Je n’ai que le temps de vous renouveler les assurances de mon amitié. Je vais m’arranger pour partir. Adieu !


1157. — À M. LE MARQUIS D’ARGENSON.
À Cirey, ce 8 mai, en partant.

La Providence m’a fait rester, monsieur, un jour de plus que nous ne pensions, pour me faire recevoir la plus agréable lettre que j’aie reçue depuis que Mme  du Châtelet ne m’écrit plus[1]. Je viens de lui lire l’extrait que vous voulez bien nous faire d’un ouvrage dont on doit dire, à plus juste titre que de Télémaque, que le bonheur du genre humain naîtrait de ce livre[2] si un livre pouvait le faire naître.

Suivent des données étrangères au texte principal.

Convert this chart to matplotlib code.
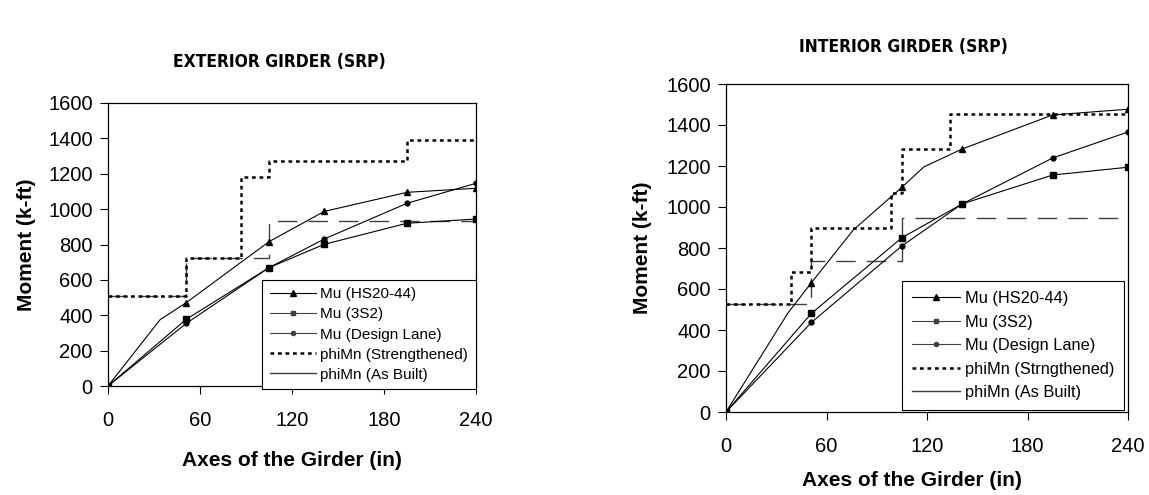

En mon particulier jugez où vous poussez ma vanité : je trouve toutes mes idées dans votre ouvrage[3]. Ce ne sont point ici seulement les rêves d’un homme de bien[4], comme les chimériques projets du bon abbé de Saint-Pierre, qui croit qu’on lui doit des statues parce qu’il a proposé que l’empereur gardât Naples et qu’on lui otât le Mantouan, tandis qu’on lui a laissé le Mantouan et qu’on lui a ôté Naples. Ce n’est pas ici un projet de paix perpétuelle[5], que Henri IV n’a jamais eu ; ce n’est point un sermon contre Jules César, qui, selon le bon abbé, n’était qu’un sot parce qu’il n’entendait pas assez la méthode de perfectionner le scrutin ; ce n’est pas non plus la colonie de Salente, où M. de Fénelon veut qu’il n’y ait point de pâtissiers, et qu’il y ait sept façons de s’habiller ; c’est ici quelque chose de plus réel, et que l’expérience prouve de la manière la plus éclatante. Car, si vous en exceptez le pouvoir monarchique, auquel un homme de votre nom et de votre état ne peut souhaiter qu’un pouvoir immense, aux bornes près, dis-je, de ce pouvoir monarchique aimé et respecté par nous, l’Angleterre n’est-elle pas un témoignage subsis-

  1. Voltaire n’avait pas quitte Cirey depuis les premiers jours de mars 1737. et Mme  du Châtelet ne s’en était pas absentée.
  2. C’est l’abbé Torrasson qui disait cela ; voyez tome XXIII, page 464.
  3. Considérations sur le gouvernement ancien et présent de la France, ouvrage qui ne fut imprimé pour la première fois qu’en 1764, in-8o.
  4. Expression du cardinal Dubois. Voyez tome XXIII, page 128.
  5. Titre d’un ouvrage de l’abbé de Saint-Pierre, dont J.-J. Rousseau a fait un Extrait.